═══ INFORMATION SUPPLIED ═══
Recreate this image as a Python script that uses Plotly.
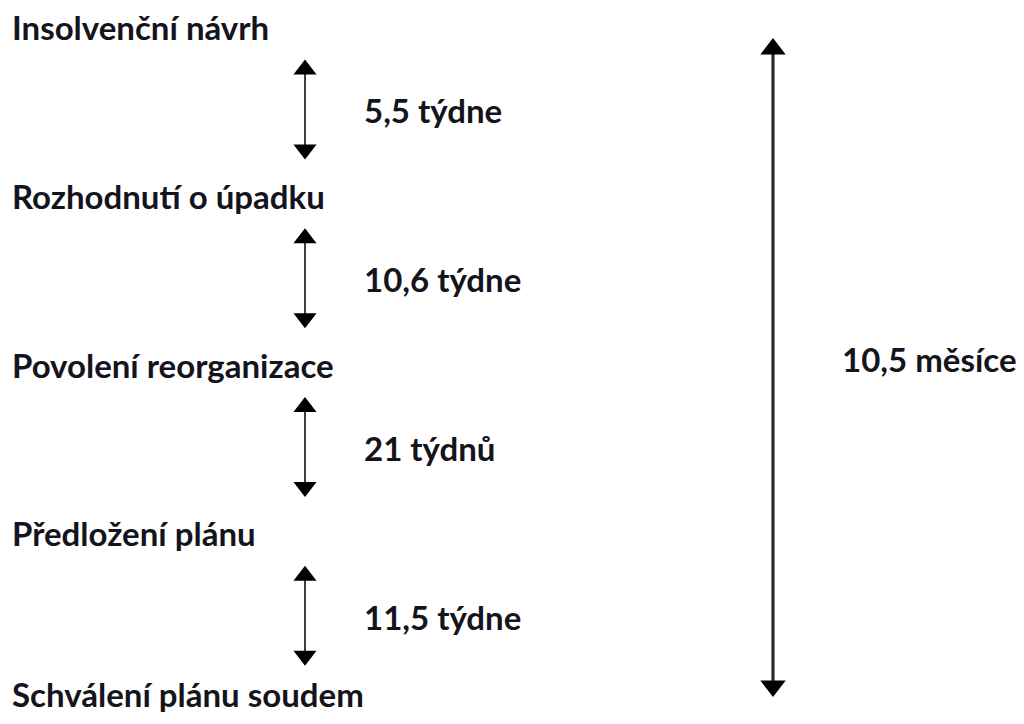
import plotly.graph_objects as go

# ---- data ----
stages = ["Insolvenční návrh", "Rozhodnutí o úpadku", "Povolení reorganizace",
          "Předložení plánu", "Schválení plánu soudem"]
durations = ["5,5 týdne", "10,6 týdne", "21 týdnů", "11,5 týdne"]
total_label = "10,5 měsíce"

# ---- layout constants (page pixels in a 1024x724 window) ----
# The page body has an 8px margin, so the figure is 1008x708 and its
# axes are ranged so that data coordinates equal page pixels.
PAD = 8
W, H = 1024, 724
stage_x = 12
stage_y0, stage_dy = 28, 168.75
arrow_x = 305
dur_x = 364
big_x = 773
big_top, big_bot = 38, 697
total_x = 842

FONT = dict(family="Lato, 'Open Sans', sans-serif", size=33, color="#14141c", weight="bold")

stage_y = [stage_y0 + i * stage_dy for i in range(len(stages))]
mids = [(stage_y[i] + stage_y[i + 1]) / 2 for i in range(len(durations))]

fig = go.Figure()

def double_arrow(x, tip_top, tip_bot, lw, msize):
    r = msize / 2
    fig.add_trace(go.Scatter(x=[x, x], y=[tip_top + r, tip_bot - r], mode="lines",
                             line=dict(color="#2a2a2a", width=lw), hoverinfo="skip", showlegend=False))
    fig.add_trace(go.Scatter(x=[x], y=[tip_top + r], mode="markers",
                             marker=dict(symbol="triangle-up", size=msize, color="#000"),
                             hoverinfo="skip", showlegend=False))
    fig.add_trace(go.Scatter(x=[x], y=[tip_bot - r], mode="markers",
                             marker=dict(symbol="triangle-down", size=msize, color="#000"),
                             hoverinfo="skip", showlegend=False))

for m in mids:
    double_arrow(arrow_x, m - 3 - 50, m - 3 + 50, 1.8, 20)
double_arrow(big_x, big_top, big_bot, 3.2, 22)

annotations = []
for i, (s, y) in enumerate(zip(stages, stage_y)):
    last = i == len(stages) - 1
    annotations.append(dict(x=stage_x - 2, y=(H - PAD - 0.5) if last else y - 1, text=s,
                            xanchor="left", yanchor="bottom" if last else "middle",
                            showarrow=False, font=FONT))
for d, y in zip(durations, mids):
    annotations.append(dict(x=dur_x - 2, y=y - 2, text=d, xanchor="left", yanchor="middle",
                            showarrow=False, font=FONT))
annotations.append(dict(x=total_x - 2, y=359, text=total_label,
                        xanchor="left", yanchor="middle", showarrow=False, font=FONT))

fig.update_layout(width=W - 2 * PAD, height=H - 2 * PAD, margin=dict(l=0, r=0, t=0, b=0),
                  paper_bgcolor="white", plot_bgcolor="white",
                  annotations=annotations,
                  xaxis=dict(range=[PAD, W - PAD], visible=False, fixedrange=True),
                  yaxis=dict(range=[H - PAD, PAD], visible=False, fixedrange=True))

fig.write_html("out.html", config={"displayModeBar": False})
═══
CHALLENGE
Please set down each line of the data above exactly as written, without the pictures.

PROBLEM SOLUTION
Recreate this image as a Python script that uses Plotly.
import plotly.graph_objects as go

# ---- data ----
stages = ["Insolvenční návrh", "Rozhodnutí o úpadku", "Povolení reorganizace",
          "Předložení plánu", "Schválení plánu soudem"]
durations = ["5,5 týdne", "10,6 týdne", "21 týdnů", "11,5 týdne"]
total_label = "10,5 měsíce"

# ---- layout constants (page pixels in a 1024x724 window) ----
# The page body has an 8px margin, so the figure is 1008x708 and its
# axes are ranged so that data coordinates equal page pixels.
PAD = 8
W, H = 1024, 724
stage_x = 12
stage_y0, stage_dy = 28, 168.75
arrow_x = 305
dur_x = 364
big_x = 773
big_top, big_bot = 38, 697
total_x = 842

FONT = dict(family="Lato, 'Open Sans', sans-serif", size=33, color="#14141c", weight="bold")

stage_y = [stage_y0 + i * stage_dy for i in range(len(stages))]
mids = [(stage_y[i] + stage_y[i + 1]) / 2 for i in range(len(durations))]

fig = go.Figure()

def double_arrow(x, tip_top, tip_bot, lw, msize):
    r = msize / 2
    fig.add_trace(go.Scatter(x=[x, x], y=[tip_top + r, tip_bot - r], mode="lines",
                             line=dict(color="#2a2a2a", width=lw), hoverinfo="skip", showlegend=False))
    fig.add_trace(go.Scatter(x=[x], y=[tip_top + r], mode="markers",
                             marker=dict(symbol="triangle-up", size=msize, color="#000"),
                             hoverinfo="skip", showlegend=False))
    fig.add_trace(go.Scatter(x=[x], y=[tip_bot - r], mode="markers",
                             marker=dict(symbol="triangle-down", size=msize, color="#000"),
                             hoverinfo="skip", showlegend=False))

for m in mids:
    double_arrow(arrow_x, m - 3 - 50, m - 3 + 50, 1.8, 20)
double_arrow(big_x, big_top, big_bot, 3.2, 22)

annotations = []
for i, (s, y) in enumerate(zip(stages, stage_y)):
    last = i == len(stages) - 1
    annotations.append(dict(x=stage_x - 2, y=(H - PAD - 0.5) if last else y - 1, text=s,
                            xanchor="left", yanchor="bottom" if last else "middle",
                            showarrow=False, font=FONT))
for d, y in zip(durations, mids):
    annotations.append(dict(x=dur_x - 2, y=y - 2, text=d, xanchor="left", yanchor="middle",
                            showarrow=False, font=FONT))
annotations.append(dict(x=total_x - 2, y=359, text=total_label,
                        xanchor="left", yanchor="middle", showarrow=False, font=FONT))

fig.update_layout(width=W - 2 * PAD, height=H - 2 * PAD, margin=dict(l=0, r=0, t=0, b=0),
                  paper_bgcolor="white", plot_bgcolor="white",
                  annotations=annotations,
                  xaxis=dict(range=[PAD, W - PAD], visible=False, fixedrange=True),
                  yaxis=dict(range=[H - PAD, PAD], visible=False, fixedrange=True))

fig.write_html("out.html", config={"displayModeBar": False})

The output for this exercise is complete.